Instructions for the task:
Among the lines below, list those containing the string "chart".

--

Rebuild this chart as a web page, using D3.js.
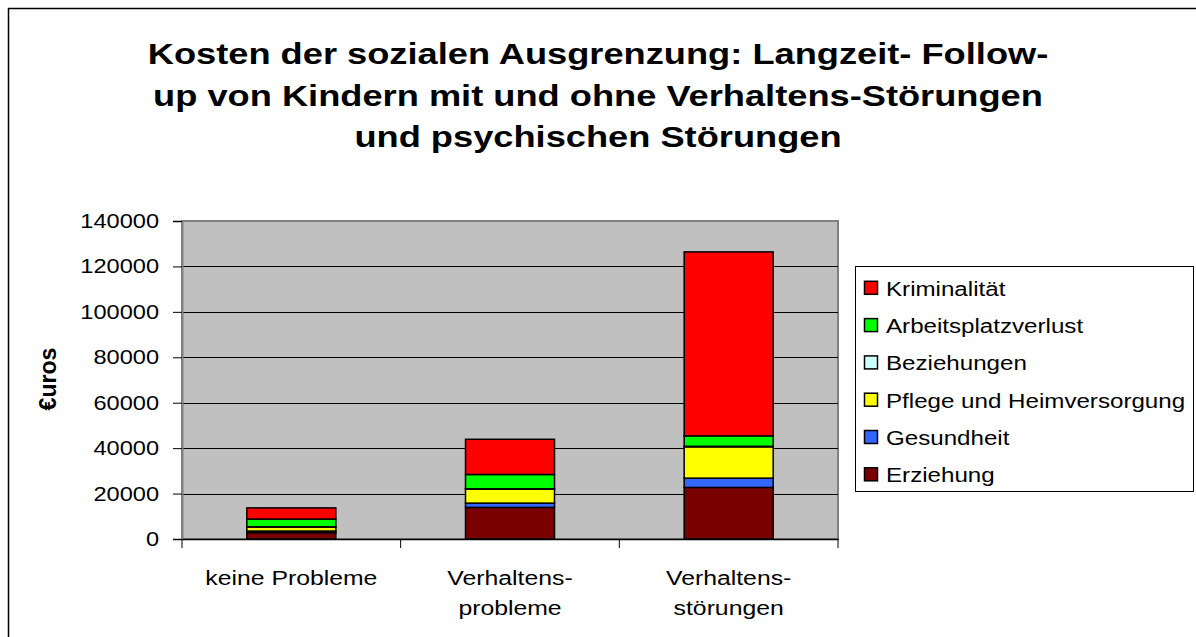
<!DOCTYPE html>
<html>
<head>
<meta charset="utf-8">
<script src="https://cdn.jsdelivr.net/npm/d3@7"></script>
<style>
  html, body { margin: 0; padding: 0; background: #fff; }
  svg { display: block; }
</style>
</head>
<body>
<div id="chart"></div>
<script>
// values (euros)
const categories = ['keine Probleme', 'Verhaltensprobleme', 'Verhaltensstörungen'];
const categoryLines = [['keine Probleme'], ['Verhaltens-', 'probleme'], ['Verhaltens-', 'störungen']];
const erziehung = [2800, 13900, 22700];
const gesundheit = [700, 1900, 4100];
const pflege = [1800, 6200, 13800];
const beziehungen = [100, 100, 200];
const arbeitsplatz = [3400, 6300, 4600];
const kriminalitaet = [4900, 15500, 81000];
const seriesNames = ['Erziehung', 'Gesundheit', 'Pflege und Heimversorgung', 'Beziehungen', 'Arbeitsplatzverlust', 'Kriminalität'];
const yTicks = [0, 20000, 40000, 60000, 80000, 100000, 120000, 140000];
const titleLines = [
  'Kosten der sozialen Ausgrenzung: Langzeit- Follow-',
  'up von Kindern mit und ohne Verhaltens-Störungen',
  'und psychischen Störungen'
];

const COLORS = ['#7a0000', '#3366ff', '#ffff00', '#ccffff', '#00ff00', '#ff0000'];
const FONT = 'Liberation Sans, Arial, sans-serif';
const W = 1196, H = 637;
const plot = { left: 182, right: 838, top: 221, bottom: 539 };

const seriesValues = [erziehung, gesundheit, pflege, beziehungen, arbeitsplatz, kriminalitaet];
const table = categories.map((c, i) => {
  const row = { cat: c };
  seriesNames.forEach((s, k) => { row[s] = seriesValues[k][i]; });
  return row;
});
const stacked = d3.stack().keys(seriesNames)(table);

const svg = d3.select('#chart').append('svg').attr('width', W).attr('height', H);

// outer frame
svg.append('rect')
  .attr('x', 8.5).attr('y', 8.5).attr('width', W + 10).attr('height', H + 10)
  .attr('fill', 'none').attr('stroke', '#000').attr('stroke-width', 1.5);

// stretched text helper (the original is horizontally widened)
function stretched(sel, x, y, sx) {
  return sel.attr('transform', `translate(${x},${y}) scale(${sx},1)`);
}

// title
titleLines.forEach((t, i) => {
  stretched(svg.append('text'), 598, 64 + i * 41.5, 1.25)
    .attr('text-anchor', 'middle')
    .style('font-family', FONT).style('font-weight', 'bold').style('font-size', '29px')
    .text(t);
});

const x = d3.scaleBand().domain(categories).range([plot.left, plot.right])
  .paddingInner(0.593).paddingOuter(0.2965);
const xEdge = d3.scaleBand().domain(categories).range([plot.left, plot.right]);
const y = d3.scaleLinear().domain([0, 140000]).range([plot.bottom, plot.top]);

// plot background
svg.append('rect')
  .attr('x', plot.left).attr('y', plot.top)
  .attr('width', plot.right - plot.left).attr('height', plot.bottom - plot.top)
  .attr('fill', '#c0c0c0').attr('stroke', '#808080').attr('stroke-width', 2);

// gridlines
svg.append('g').selectAll('line')
  .data(yTicks.filter((d) => d > 0 && d < 140000))
  .enter().append('line')
  .attr('x1', plot.left).attr('x2', plot.right)
  .attr('y1', (d) => Math.round(y(d)) + 0.5).attr('y2', (d) => Math.round(y(d)) + 0.5)
  .attr('stroke', '#000').attr('stroke-width', 1);

// bars
svg.append('g').selectAll('g')
  .data(stacked)
  .enter().append('g')
  .attr('fill', (d, i) => COLORS[i])
  .selectAll('rect')
  .data((d) => d)
  .enter().append('rect')
  .attr('x', (d) => x(d.data.cat))
  .attr('width', x.bandwidth())
  .attr('y', (d) => y(d[1]))
  .attr('height', (d) => y(d[0]) - y(d[1]))
  .attr('stroke', '#000').attr('stroke-width', 1.5);

// y axis
const yAxis = svg.append('g')
  .attr('transform', `translate(${plot.left},0)`)
  .call(d3.axisLeft(y).tickValues(yTicks).tickSize(9).tickPadding(14).tickFormat(d3.format('d')));
yAxis.select('.domain').attr('stroke', '#808080').attr('stroke-width', 2);
yAxis.selectAll('.tick line').attr('stroke', '#000');
yAxis.selectAll('.tick text').remove();
yTicks.forEach((t) => {
  stretched(svg.append('text'), 159, y(t) + 7, 1.21)
    .attr('text-anchor', 'end')
    .style('font-family', FONT).style('font-size', '19.5px')
    .text(t);
});

// x axis
const xAxis = svg.append('g')
  .attr('transform', `translate(0,${plot.bottom})`)
  .call(d3.axisBottom(xEdge).tickSize(0).tickFormat(''));
xAxis.select('.domain').attr('stroke', '#000').attr('stroke-width', 1.5);
xAxis.selectAll('.tick').remove();
const edges = categories.map((c) => xEdge(c)).concat([plot.right]);
svg.append('g').selectAll('line')
  .data(edges)
  .enter().append('line')
  .attr('x1', (d) => d).attr('x2', (d) => d)
  .attr('y1', plot.bottom).attr('y2', plot.bottom + 9)
  .attr('stroke', '#000');
categories.forEach((c, i) => {
  categoryLines[i].forEach((ln, j) => {
    stretched(svg.append('text'), xEdge(c) + xEdge.bandwidth() / 2, 585 + j * 29.5, 1.18)
      .attr('text-anchor', 'middle')
      .style('font-family', FONT).style('font-size', '21px')
      .text(ln);
  });
});

// y axis title
svg.append('text')
  .attr('transform', `translate(56,379) rotate(-90) scale(1.1,1.15)`)
  .attr('text-anchor', 'middle')
  .style('font-family', FONT).style('font-weight', 'bold').style('font-size', '21px')
  .text('€uros');

// legend
const legend = svg.append('g');
legend.append('rect')
  .attr('x', 855.5).attr('y', 266.5).attr('width', 338).attr('height', 225)
  .attr('fill', '#fff').attr('stroke', '#000').attr('stroke-width', 1);
const legendOrder = seriesNames.map((s, i) => i).reverse();
legendOrder.forEach((k, r) => {
  const cy = 288.3 + r * 37.3;
  legend.append('rect')
    .attr('x', 864.5).attr('y', cy - 7).attr('width', 13).attr('height', 13)
    .attr('fill', COLORS[k]).attr('stroke', '#000').attr('stroke-width', 1.5);
  stretched(legend.append('text'), 886, cy + 7.5, 1.15)
    .style('font-family', FONT).style('font-size', '21px')
    .text(seriesNames[k]);
});
</script>
</body>
</html>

--

Response to the task:
Rebuild this chart as a web page, using D3.js.
<div id="chart"></div>
const svg = d3.select('#chart').append('svg').attr('width', W).attr('height', H);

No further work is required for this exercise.